The subjects of the new paintings by Sarah Buckner and Sojourner Truth Parsons remain ambiguous: Paintings with enigmatic motifs evoke the impression of an emotional subtext but do not resolve their narrative tension or give away their mystery. The graphic clarity of Parsons’ compositions functions as a misdirection, as color and shape remain in continuous flux, oscillating between representation and abstraction. Buckner’s representations of fantastic figures feel both open-ended and precisely observed, as they appear to emerge from a fully formed narrative of which viewers can only catch a momentary glimpse. Sun Yitian’s large-scale Gun without Bullets juxtaposes the playful quality of an inflatable toy with the violent potential of a deadly weapon. Combining a glossily painted lush surface of a digitally rendered object with vaguely ominous iconography is characteristic of the young Chinese artist’s practice.
 

Another artistic approach is represented by Ann Veronica Janssens’ Umbrella, 2020. A thatched roof with a feathery crown, the work’s entire surface has been covered with gold leaf. With its references to the effects of the sun’s energy, symbolized by the use of gold leaf, Umbrella encapsulates both individual and far-reaching global ecological concerns in a single object combining formal restraint and great beauty. Julia Scher’s pioneering historical work, Hidden Camera (Rhizome) from 1991/2018, finally, employs humor to draw our attention to the issue at hand: our long-standing surveillance by technological apparatuses, here hidden in plain sight in greenery.
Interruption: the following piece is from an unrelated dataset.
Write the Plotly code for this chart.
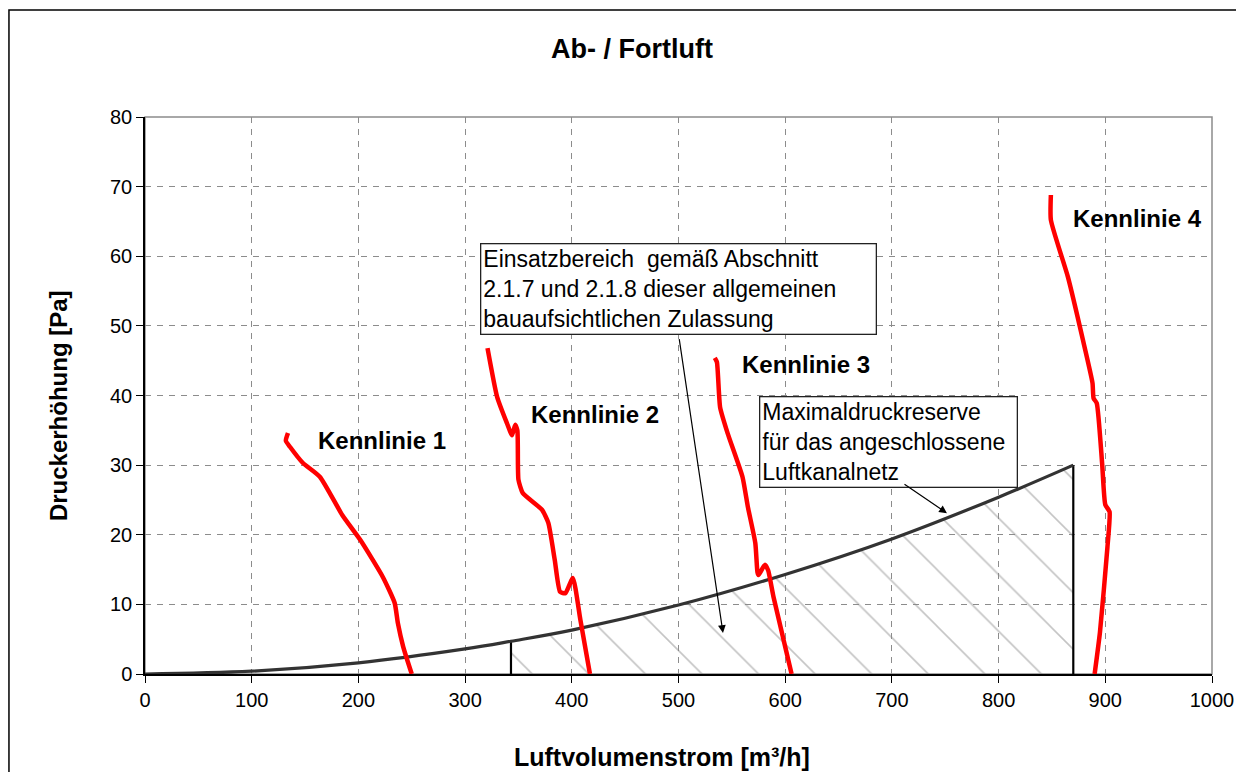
import plotly.graph_objs as go

# Kennlinien (Luftvolumenstrom m3/h, Druckerhoehung Pa)
k1_x = [134, 132, 136, 148, 164, 185, 202, 223, 234, 237, 242, 250]
k1_y = [34.6, 33.5, 32.6, 30.3, 28.3, 22.8, 19.2, 13.9, 10.2, 7.3, 3.9, 0.0]

k2_x = [321, 330, 339, 344, 347, 349, 350, 354, 372, 378, 384, 389, 394, 401, 408, 417]
k2_y = [46.8, 39.8, 36.1, 34.3, 35.8, 35.0, 27.9, 26.0, 23.6, 21.7, 16.4, 11.8, 11.6, 13.8, 7.8, 0.0]

k3_x = [534, 536, 539, 546, 560, 565, 572, 574, 575, 581, 584, 589, 606]
k3_y = [45.4, 44.8, 38.3, 34.6, 28.3, 24.0, 18.8, 14.6, 14.2, 15.7, 14.9, 11.1, 0.0]

k4_x = [849, 849, 865, 879, 888, 889, 892, 897, 900, 904, 902, 895, 890]
k4_y = [68.8, 65.2, 57.0, 48.0, 41.8, 39.6, 38.9, 30.3, 24.3, 23.3, 18.2, 6.0, 0.0]

kennlinien = [(k1_x, k1_y), (k2_x, k2_y), (k3_x, k3_y), (k4_x, k4_y)]
labels = ["Kennlinie 1", "Kennlinie 2", "Kennlinie 3", "Kennlinie 4"]

# Anlagenkennlinie (Maximaldruckreserve)
sys_x = [0, 100, 200, 300, 343, 400, 500, 600, 700, 800, 870]
sys_y = [0.0, 0.4, 1.6, 3.6, 4.7, 6.3, 9.9, 14.3, 19.4, 25.4, 30.0]
range_start = 343
range_end = 870

x_ticks = [0, 100, 200, 300, 400, 500, 600, 700, 800, 900, 1000]
y_ticks = [0, 10, 20, 30, 40, 50, 60, 70, 80]

FONT = "Arial, Liberation Sans, sans-serif"

fig = go.Figure()

# schraffierter Einsatzbereich
hx = [x for x in sys_x if range_start <= x <= range_end]
hy = [y for x, y in zip(sys_x, sys_y) if range_start <= x <= range_end]
fig.add_trace(go.Scatter(x=hx, y=hy, mode='lines', line=dict(width=0, shape='spline'),
                         fill='tozeroy', fillcolor='rgba(0,0,0,0)',
                         fillpattern=dict(shape='\\', fgcolor='#8a8a8a', bgcolor='rgba(0,0,0,0)',
                                          size=40, solidity=0.04),
                         hoverinfo='skip', showlegend=False))

# Begrenzungen
vx, vy = [], []
for xb in [range_start, range_end]:
    yb = sys_y[sys_x.index(xb)]
    vx += [xb, xb, None]
    vy += [0, yb, None]
fig.add_trace(go.Scatter(x=vx, y=vy, mode='lines', line=dict(color='black', width=2.2),
                         showlegend=False, hoverinfo='skip'))

fig.add_trace(go.Scatter(x=sys_x, y=sys_y, mode='lines',
                         line=dict(color='#333333', width=3.2, shape='spline'),
                         showlegend=False))

for kx, ky in kennlinien:
    fig.add_trace(go.Scatter(x=kx, y=ky, mode='lines',
                             line=dict(color='#ff0000', width=4.5, shape='spline', smoothing=0.5),
                             showlegend=False))

label_pos = [(160, 33.6), (360, 37.2), (558, 44.4), (868, 65.4)]
annotations = []
for lab, (lx, ly) in zip(labels, label_pos):
    annotations.append(dict(x=lx, y=ly, text="<b>%s</b>" % lab, showarrow=False,
                            xanchor='left', yanchor='middle',
                            font=dict(family=FONT, size=24, color='black')))

box_font = dict(family=FONT, size=23, color='black')
annotations.append(dict(x=314, y=61.9, xanchor='left', yanchor='top', showarrow=False, align='left',
                        text="Einsatzbereich\u00a0 gemäß Abschnitt<br>2.1.7 und 2.1.8 dieser allgemeinen<br>bauaufsichtlichen Zulassung",
                        font=box_font, bgcolor='white', bordercolor='#222', borderwidth=1.3,
                        borderpad=2, width=390))
annotations.append(dict(x=575.4, y=39.9, xanchor='left', yanchor='top', showarrow=False, align='left',
                        text="Maximaldruckreserve<br>für das angeschlossene<br>Luftkanalnetz",
                        font=box_font, bgcolor='white', bordercolor='#222', borderwidth=1.3,
                        borderpad=2, width=252))
annotations.append(dict(x=541.7, y=5.9, ax=500.5, ay=48.3, axref='x', ayref='y', text='',
                        showarrow=True, arrowhead=2, arrowsize=1.3, arrowwidth=1.2, arrowcolor='black'))
annotations.append(dict(x=751.6, y=23.1, ax=710.4, ay=27.4, axref='x', ayref='y', text='',
                        showarrow=True, arrowhead=2, arrowsize=1.3, arrowwidth=1.2, arrowcolor='black'))

annotations.append(dict(x=-0.0815, y=0.481, xref='paper', yref='paper', showarrow=False,
                        xanchor='center', yanchor='middle',
                        text="<b>Druckerhöhung [Pa]</b>", textangle=-90,
                        font=dict(family=FONT, size=24, color='black')))
annotations.append(dict(x=0.4845, y=-0.149, xref='paper', yref='paper', showarrow=False,
                        xanchor='center', yanchor='middle',
                        text="<b>Luftvolumenstrom [m³/h]</b>",
                        font=dict(family=FONT, size=25, color='black')))

shapes = [
    dict(type='rect', xref='paper', yref='paper', x0=0, x1=1, y0=0, y1=1,
         line=dict(color='#8c8c8c', width=1.5), layer='below'),
    dict(type='rect', xref='paper', yref='paper', x0=-0.1275, x1=1.1, y0=-0.3, y1=1.192,
         line=dict(color='black', width=1.5), layer='below'),
]

# die Seite hat 8px Rand, daher Figur etwas kleiner
fig.update_layout(
    width=1236, height=764,
    margin=dict(l=137, r=32, t=109, b=98, autoexpand=False),
    paper_bgcolor='white', plot_bgcolor='white',
    title=dict(text="<b>Ab- / Fortluft</b>", x=0.5049, xref='container', y=0.9463, yref='container',
               xanchor='center', yanchor='middle', font=dict(family=FONT, size=27, color='black')),
    font=dict(family=FONT, size=20, color='black'),
    showlegend=False,
    annotations=annotations,
    shapes=shapes,
    xaxis=dict(range=[0, 1000], tickvals=x_ticks, showgrid=True, gridcolor='#8c8c8c',
               griddash='6px,6px', gridwidth=1, zeroline=False, showline=True, linecolor='black',
               linewidth=1.5, ticks='outside', ticklen=7, tickcolor='black',
               tickfont=dict(family=FONT, size=20, color='black')),
    yaxis=dict(range=[0, 80], tickvals=y_ticks, showgrid=True, gridcolor='#8c8c8c',
               griddash='6px,6px', gridwidth=1, zeroline=False, showline=True, linecolor='black',
               linewidth=1.5, ticks='outside', ticklen=7, tickcolor='black',
               tickfont=dict(family=FONT, size=20, color='black')),
)

fig.write_html("out.html")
In addition, the work plays on the ambivalence between anxiety of being surveilled and taking pleasure in observing and being observed.

The exhibition’s title partakes in an apparent contradiction of form and content that runs through the presented works: Summer ’22 is thus perhaps best encapsulated in the deceptive playfulness of Sahin’s bright beach chairs, which encourage relaxed lounging, while watching a film about the enduring power of images.